• **Set problem**
Please return exactly the run of lines that begins with the line containing "Write a Python" and ends with the line containing "left, right = 129, 629", pictures excluded.

• **Records for the task**
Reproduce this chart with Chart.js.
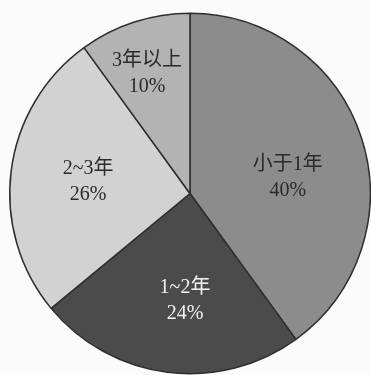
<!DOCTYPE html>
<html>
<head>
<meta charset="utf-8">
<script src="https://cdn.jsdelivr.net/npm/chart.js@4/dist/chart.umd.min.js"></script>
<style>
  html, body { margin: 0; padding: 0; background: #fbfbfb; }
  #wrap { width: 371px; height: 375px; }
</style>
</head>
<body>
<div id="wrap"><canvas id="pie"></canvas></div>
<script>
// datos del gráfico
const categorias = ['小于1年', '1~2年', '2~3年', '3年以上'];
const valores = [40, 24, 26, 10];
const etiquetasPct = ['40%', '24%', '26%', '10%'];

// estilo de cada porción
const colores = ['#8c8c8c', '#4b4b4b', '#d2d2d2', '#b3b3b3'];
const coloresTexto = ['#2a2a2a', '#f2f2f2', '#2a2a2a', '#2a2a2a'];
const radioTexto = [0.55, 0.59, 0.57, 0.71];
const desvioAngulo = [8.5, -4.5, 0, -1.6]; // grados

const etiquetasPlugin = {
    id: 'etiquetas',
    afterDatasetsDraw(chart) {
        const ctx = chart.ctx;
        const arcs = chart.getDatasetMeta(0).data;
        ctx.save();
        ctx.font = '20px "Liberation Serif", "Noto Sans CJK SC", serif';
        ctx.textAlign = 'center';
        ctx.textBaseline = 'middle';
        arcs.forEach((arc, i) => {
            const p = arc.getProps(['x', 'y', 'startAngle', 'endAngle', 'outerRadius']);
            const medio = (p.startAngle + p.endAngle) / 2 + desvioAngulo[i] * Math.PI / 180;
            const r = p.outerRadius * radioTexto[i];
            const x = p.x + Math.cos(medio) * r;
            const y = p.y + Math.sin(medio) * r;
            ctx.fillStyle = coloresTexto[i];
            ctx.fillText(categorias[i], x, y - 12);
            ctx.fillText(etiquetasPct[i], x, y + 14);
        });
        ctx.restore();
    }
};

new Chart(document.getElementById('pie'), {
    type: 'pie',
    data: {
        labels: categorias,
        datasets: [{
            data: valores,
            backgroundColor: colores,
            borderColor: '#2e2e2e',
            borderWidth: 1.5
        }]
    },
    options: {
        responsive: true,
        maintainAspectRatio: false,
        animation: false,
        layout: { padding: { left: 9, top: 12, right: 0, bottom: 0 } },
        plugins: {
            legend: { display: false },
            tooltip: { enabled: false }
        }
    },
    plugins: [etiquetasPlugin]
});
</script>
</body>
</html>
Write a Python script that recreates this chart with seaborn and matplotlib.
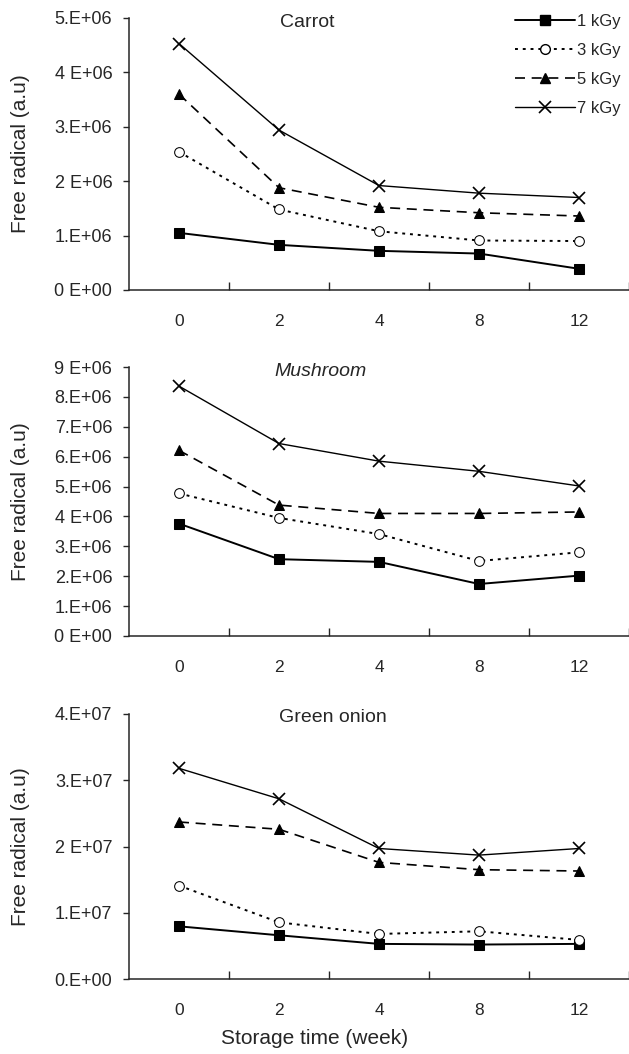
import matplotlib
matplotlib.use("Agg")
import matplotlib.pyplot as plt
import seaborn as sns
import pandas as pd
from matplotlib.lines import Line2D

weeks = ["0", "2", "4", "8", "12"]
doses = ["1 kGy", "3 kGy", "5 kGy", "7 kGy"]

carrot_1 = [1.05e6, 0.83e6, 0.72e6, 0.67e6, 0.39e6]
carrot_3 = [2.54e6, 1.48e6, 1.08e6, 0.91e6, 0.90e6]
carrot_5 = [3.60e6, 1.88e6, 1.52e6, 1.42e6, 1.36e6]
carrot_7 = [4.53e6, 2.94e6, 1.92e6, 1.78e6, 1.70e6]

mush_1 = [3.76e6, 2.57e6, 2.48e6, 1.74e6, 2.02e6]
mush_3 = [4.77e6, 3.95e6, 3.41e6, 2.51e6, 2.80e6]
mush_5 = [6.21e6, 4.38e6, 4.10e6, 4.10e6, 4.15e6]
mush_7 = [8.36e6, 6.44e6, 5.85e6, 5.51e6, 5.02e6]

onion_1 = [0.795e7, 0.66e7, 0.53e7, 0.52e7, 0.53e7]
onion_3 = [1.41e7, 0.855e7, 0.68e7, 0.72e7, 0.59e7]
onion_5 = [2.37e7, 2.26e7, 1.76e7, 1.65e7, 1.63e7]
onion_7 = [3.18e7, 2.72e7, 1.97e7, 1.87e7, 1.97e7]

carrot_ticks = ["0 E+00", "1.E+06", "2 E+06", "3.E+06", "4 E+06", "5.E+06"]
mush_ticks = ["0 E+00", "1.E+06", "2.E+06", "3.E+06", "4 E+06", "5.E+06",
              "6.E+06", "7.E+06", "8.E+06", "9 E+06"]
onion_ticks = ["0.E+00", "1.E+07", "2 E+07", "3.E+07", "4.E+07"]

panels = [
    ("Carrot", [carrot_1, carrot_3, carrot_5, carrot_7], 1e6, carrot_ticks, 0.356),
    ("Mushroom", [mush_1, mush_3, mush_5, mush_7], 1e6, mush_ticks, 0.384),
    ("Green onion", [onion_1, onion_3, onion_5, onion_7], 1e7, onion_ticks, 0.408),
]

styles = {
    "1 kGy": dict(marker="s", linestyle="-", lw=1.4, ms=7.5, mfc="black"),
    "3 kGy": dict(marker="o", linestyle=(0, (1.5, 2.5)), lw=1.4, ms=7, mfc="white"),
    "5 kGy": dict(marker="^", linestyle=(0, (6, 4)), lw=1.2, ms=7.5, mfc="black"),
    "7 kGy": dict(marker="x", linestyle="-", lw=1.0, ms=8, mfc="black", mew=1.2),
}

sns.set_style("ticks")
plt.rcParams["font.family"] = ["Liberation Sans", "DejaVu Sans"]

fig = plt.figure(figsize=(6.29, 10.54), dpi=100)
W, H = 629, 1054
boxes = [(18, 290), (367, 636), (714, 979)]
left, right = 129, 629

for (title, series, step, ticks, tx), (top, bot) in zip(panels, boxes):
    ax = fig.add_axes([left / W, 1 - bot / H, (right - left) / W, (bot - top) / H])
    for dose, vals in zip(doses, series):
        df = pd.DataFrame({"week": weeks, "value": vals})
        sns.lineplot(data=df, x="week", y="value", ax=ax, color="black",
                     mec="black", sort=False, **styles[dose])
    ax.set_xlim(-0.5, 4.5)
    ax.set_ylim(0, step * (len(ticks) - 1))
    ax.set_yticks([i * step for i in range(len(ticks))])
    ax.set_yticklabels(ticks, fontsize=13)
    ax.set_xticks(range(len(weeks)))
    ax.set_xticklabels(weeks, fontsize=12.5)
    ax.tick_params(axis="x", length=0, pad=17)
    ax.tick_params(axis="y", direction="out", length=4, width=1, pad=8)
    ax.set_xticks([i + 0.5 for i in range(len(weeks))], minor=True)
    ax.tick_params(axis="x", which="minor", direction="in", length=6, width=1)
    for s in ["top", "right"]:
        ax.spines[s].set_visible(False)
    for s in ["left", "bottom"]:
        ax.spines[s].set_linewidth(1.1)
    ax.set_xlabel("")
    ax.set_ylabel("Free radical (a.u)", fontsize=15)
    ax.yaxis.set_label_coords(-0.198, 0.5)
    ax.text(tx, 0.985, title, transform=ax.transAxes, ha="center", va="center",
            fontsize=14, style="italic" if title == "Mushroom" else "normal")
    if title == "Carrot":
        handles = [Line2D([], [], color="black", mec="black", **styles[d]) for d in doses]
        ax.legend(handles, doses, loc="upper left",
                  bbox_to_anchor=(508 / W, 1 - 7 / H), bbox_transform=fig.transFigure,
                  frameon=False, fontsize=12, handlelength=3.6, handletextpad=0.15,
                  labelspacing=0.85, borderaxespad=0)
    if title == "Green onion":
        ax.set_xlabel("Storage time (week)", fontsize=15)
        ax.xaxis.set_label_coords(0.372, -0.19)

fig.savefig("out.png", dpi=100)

• **Answer in full**
Write a Python script that recreates this chart with seaborn and matplotlib.
import matplotlib
matplotlib.use("Agg")
import matplotlib.pyplot as plt
import seaborn as sns
import pandas as pd
from matplotlib.lines import Line2D

weeks = ["0", "2", "4", "8", "12"]
doses = ["1 kGy", "3 kGy", "5 kGy", "7 kGy"]

carrot_1 = [1.05e6, 0.83e6, 0.72e6, 0.67e6, 0.39e6]
carrot_3 = [2.54e6, 1.48e6, 1.08e6, 0.91e6, 0.90e6]
carrot_5 = [3.60e6, 1.88e6, 1.52e6, 1.42e6, 1.36e6]
carrot_7 = [4.53e6, 2.94e6, 1.92e6, 1.78e6, 1.70e6]

mush_1 = [3.76e6, 2.57e6, 2.48e6, 1.74e6, 2.02e6]
mush_3 = [4.77e6, 3.95e6, 3.41e6, 2.51e6, 2.80e6]
mush_5 = [6.21e6, 4.38e6, 4.10e6, 4.10e6, 4.15e6]
mush_7 = [8.36e6, 6.44e6, 5.85e6, 5.51e6, 5.02e6]

onion_1 = [0.795e7, 0.66e7, 0.53e7, 0.52e7, 0.53e7]
onion_3 = [1.41e7, 0.855e7, 0.68e7, 0.72e7, 0.59e7]
onion_5 = [2.37e7, 2.26e7, 1.76e7, 1.65e7, 1.63e7]
onion_7 = [3.18e7, 2.72e7, 1.97e7, 1.87e7, 1.97e7]

carrot_ticks = ["0 E+00", "1.E+06", "2 E+06", "3.E+06", "4 E+06", "5.E+06"]
mush_ticks = ["0 E+00", "1.E+06", "2.E+06", "3.E+06", "4 E+06", "5.E+06",
              "6.E+06", "7.E+06", "8.E+06", "9 E+06"]
onion_ticks = ["0.E+00", "1.E+07", "2 E+07", "3.E+07", "4.E+07"]

panels = [
    ("Carrot", [carrot_1, carrot_3, carrot_5, carrot_7], 1e6, carrot_ticks, 0.356),
    ("Mushroom", [mush_1, mush_3, mush_5, mush_7], 1e6, mush_ticks, 0.384),
    ("Green onion", [onion_1, onion_3, onion_5, onion_7], 1e7, onion_ticks, 0.408),
]

styles = {
    "1 kGy": dict(marker="s", linestyle="-", lw=1.4, ms=7.5, mfc="black"),
    "3 kGy": dict(marker="o", linestyle=(0, (1.5, 2.5)), lw=1.4, ms=7, mfc="white"),
    "5 kGy": dict(marker="^", linestyle=(0, (6, 4)), lw=1.2, ms=7.5, mfc="black"),
    "7 kGy": dict(marker="x", linestyle="-", lw=1.0, ms=8, mfc="black", mew=1.2),
}

sns.set_style("ticks")
plt.rcParams["font.family"] = ["Liberation Sans", "DejaVu Sans"]

fig = plt.figure(figsize=(6.29, 10.54), dpi=100)
W, H = 629, 1054
boxes = [(18, 290), (367, 636), (714, 979)]
left, right = 129, 629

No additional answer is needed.